Other deep dives into the catalogue include “The Kind Of Girl I Could Love” from 1967’s More Of The Monkees; “The Door Into Summer” from 1967’s Pisces, Aquarius, Capricorn & Jones Ltd.; “Tapioca Tundra” and “Auntie’s Municipal Court” from 1968’s The Birds, The Bees & The Monkees; “Through The Looking Glass” from 1969’s Instant Replay and “St. Matthew” from the album’s sessions.
Micky Dolenz explained to us that unlike nearly every other rock band from the 1960’s, there’s actually no infrastructure behind the band’s touring and business, with the members of the Monkees always acting as free agents entering into a new deal with every new project: “When the show went off the air, it was, ‘Bye guys — nice to meet ya!’ From that point on to this day, it takes someone, literally tracks us. . . Very similar to, say, if Paramount decides they want to make a new Star Trek movie. Someone calls William Shatner’s agent, and somebody calls a writer, and somebody make the deal — and they make the movie. And that’s always how it’s been with the Monkees. There was never a Monkee management, (a) Monkee office. After the show went off the air, that was it — show’s over.”

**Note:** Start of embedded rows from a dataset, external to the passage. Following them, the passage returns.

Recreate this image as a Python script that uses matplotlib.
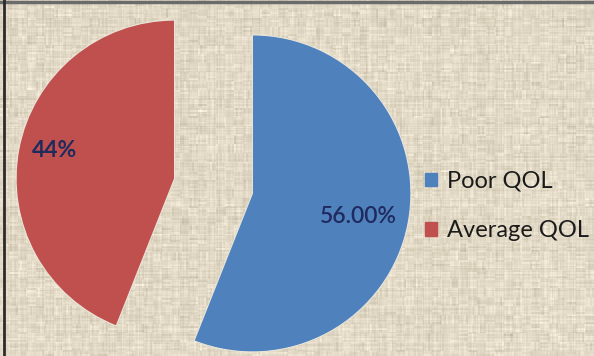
import numpy as np
import matplotlib.pyplot as plt
from matplotlib.patches import Rectangle

# QOL split
labels = ['Poor QOL', 'Average QOL']
shares = [56.0, 44.0]
pct_text = ['56.00%', '44%']
colors = ['#4f81bd', '#c0504d']

plt.rcParams['font.family'] = ['Lato', 'DejaVu Sans']

fig = plt.figure(figsize=(5.94, 3.56), dpi=100)

# linen-like backdrop
h, w = 356, 594
rng = np.random.default_rng(7)
base = np.array([226, 218, 198], dtype=float) / 255
rows = rng.normal(0, 0.012, h)
cols = rng.normal(0, 0.012, w)
dash_h = np.kron(rng.normal(0, 0.018, (h // 2 + 1, w // 9 + 1)), np.ones((2, 9)))[:h, :w]
dash_v = np.kron(rng.normal(0, 0.018, (h // 9 + 1, w // 2 + 1)), np.ones((9, 2)))[:h, :w]
tex = rows[:, None] + cols[None, :] + dash_h + dash_v
bg = np.clip(base[None, None, :] + tex[:, :, None] * np.array([1.0, 1.0, 1.1]), 0, 1)
bg_ax = fig.add_axes([0, 0, 1, 1])
bg_ax.imshow(bg, aspect='auto', interpolation='bilinear')
bg_ax.axis('off')

# frame on top and left
fig.add_artist(plt.Line2D([0, 1], [0.993, 0.993], color='#6b6b6b', lw=2.5))
fig.add_artist(plt.Line2D([0.006, 0.006], [0, 1], color='#2b2b2b', lw=2))

ax = fig.add_axes([0, 0, 1, 1])
ax.set_facecolor('none')

wedges, _ = ax.pie(shares, colors=colors, startangle=90, counterclock=False,
                   explode=(0.25, 0.25), radius=1,
                   wedgeprops=dict(edgecolor='#eae5da', linewidth=0.8))

r_px = 158.5
cx, cy = 213.5, 186.0
ax.set_xlim(-cx / r_px, (w - cx) / r_px)
ax.set_ylim(-(h - cy) / r_px, cy / r_px)
ax.set_aspect('equal')
ax.axis('off')

# percentage labels inside each slice
dists = [0.685, 0.78]
turns = [-1.4, -2.2]
weights = ['semibold', 'bold']
for wdg, txt, d, t, fw in zip(wedges, pct_text, dists, turns, weights):
    mid = np.deg2rad((wdg.theta1 + wdg.theta2) / 2 + t)
    x0, y0 = wdg.center
    ax.text(x0 + d * np.cos(mid), y0 + d * np.sin(mid), txt,
            ha='center', va='center', fontsize=16.5, fontweight=fw, color='#1f2a5e')

handles = [Rectangle((0, 0), 1, 1, color=c) for c in colors]
ax.legend(handles, labels, loc='center left', bbox_to_anchor=(0.7155, 0.421),
          bbox_transform=fig.transFigure,
          frameon=False, fontsize=17, handlelength=0.5, handleheight=0.5,
          handletextpad=0.45, labelspacing=1.2, borderpad=0, borderaxespad=0,
          labelcolor='#1a1a1a')

fig.savefig('out.png', dpi=100)
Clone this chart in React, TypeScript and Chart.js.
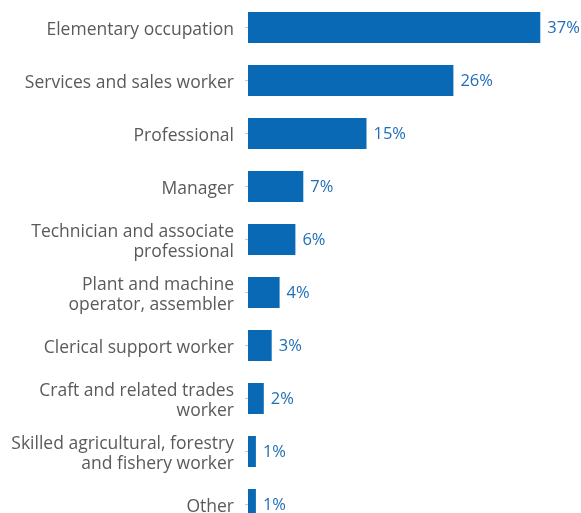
import React, { useEffect, useRef } from "react";
import { Chart, registerables } from "chart.js";

Chart.register(...registerables);

const categories: (string | string[])[] = [
  "Elementary occupation",
  "Services and sales worker",
  "Professional",
  "Manager",
  ["Technician and associate", "professional"],
  ["Plant and machine", "operator, assembler"],
  "Clerical support worker",
  ["Craft and related trades", "worker"],
  ["Skilled agricultural, forestry", "and fishery worker"],
  "Other",
];
const shares = [37, 26, 15, 7, 6, 4, 3, 2, 1, 1];

const BAR = "#0a69b4";
const LABEL_BLUE = "#1f6eb6";
const TEXT = "#5a5a5a";
const FONT = "'Open Sans', sans-serif";
const CAT_SIZE = 17.5;
const CAT_LINE = 20;

const labelsPlugin = {
  id: "labelsPlugin",
  afterDatasetsDraw(chart: any) {
    const ctx = chart.ctx;
    const meta = chart.getDatasetMeta(0);
    const yScale = chart.scales.y;
    ctx.save();
    ctx.textBaseline = "middle";
    // category labels
    ctx.fillStyle = TEXT;
    ctx.font = `${CAT_SIZE}px ${FONT}`;
    ctx.textAlign = "right";
    const xRight = chart.chartArea.left - 14;
    categories.forEach((c, i) => {
      const lines = Array.isArray(c) ? c : [c];
      const cy = yScale.getPixelForTick(i) + 2.5;
      const start = cy - ((lines.length - 1) * CAT_LINE) / 2;
      lines.forEach((ln, k) => ctx.fillText(ln, xRight, start + k * CAT_LINE));
    });
    // value labels
    ctx.fillStyle = LABEL_BLUE;
    ctx.font = `16.5px ${FONT}`;
    ctx.textAlign = "left";
    meta.data.forEach((el: any, i: number) => {
      ctx.fillText(`${shares[i]}%`, el.x + 7, el.y + 1);
    });
    ctx.restore();
  },
};

export default function App() {
  const ref = useRef<HTMLCanvasElement>(null);
  useEffect(() => {
    document.body.style.margin = "0";
    const chart = new Chart(ref.current!, {
      type: "bar",
      data: {
        labels: categories as any,
        datasets: [
          {
            data: shares,
            backgroundColor: BAR,
            barPercentage: 0.585,
            categoryPercentage: 1,
          },
        ],
      },
      options: {
        indexAxis: "y",
        animation: false,
        responsive: false,
        maintainAspectRatio: false,
        layout: { padding: { top: 1, bottom: 9, left: 0, right: 17 } },
        plugins: { legend: { display: false }, tooltip: { enabled: false } },
        scales: {
          x: { display: false, min: 0, max: 40 },
          y: {
            afterFit(scale: any) {
              scale.width = 248;
              scale.paddingTop = 0;
              scale.paddingBottom = 0;
            },
            grid: {
              drawOnChartArea: false,
              drawTicks: true,
              offset: false,
              tickLength: 3,
              color: "#c8c8c8",
            },
            border: { display: false },
            ticks: { display: false, autoSkip: false },
          },
        },
      },
      plugins: [labelsPlugin],
    });
    return () => chart.destroy();
  }, []);
  return (
    <div style={{ width: 581, height: 513, overflow: "hidden" }}>
      <canvas ref={ref} width={581} height={540} style={{ display: "block" }} />
    </div>
  );
}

Celebrated Beach Boys author and West Coast rock historian Jon Stebbins told us that the music world — especially younger listeners — aren’t hung up with the issues the hipper-than-thou rock press had with the Monkees back in the day. Stebbins says that the quality of the band’s catalogue, along with the reverential status the Monkees’ 1968 movie Head has attained, has rewritten all the rules for the band: “Who cares how it happened? They were the artists, they sang on the records, they played on a lot of the records, they wrote a bunch of the stuff and at the same time, they’re touring behind the stuff and they’re making a hit TV show and a classic movie. How many classic movies are there out there — rock n’ roll movies made by a band? I mean, I realize it’s because of money — but, y’know, what generated money? Y’know, popularity generated money and it generated the inertia that they could go out and make a bomb of a movie that cost millions of dollars to make, or whatever, and that it is this amazing counter-culture classic.”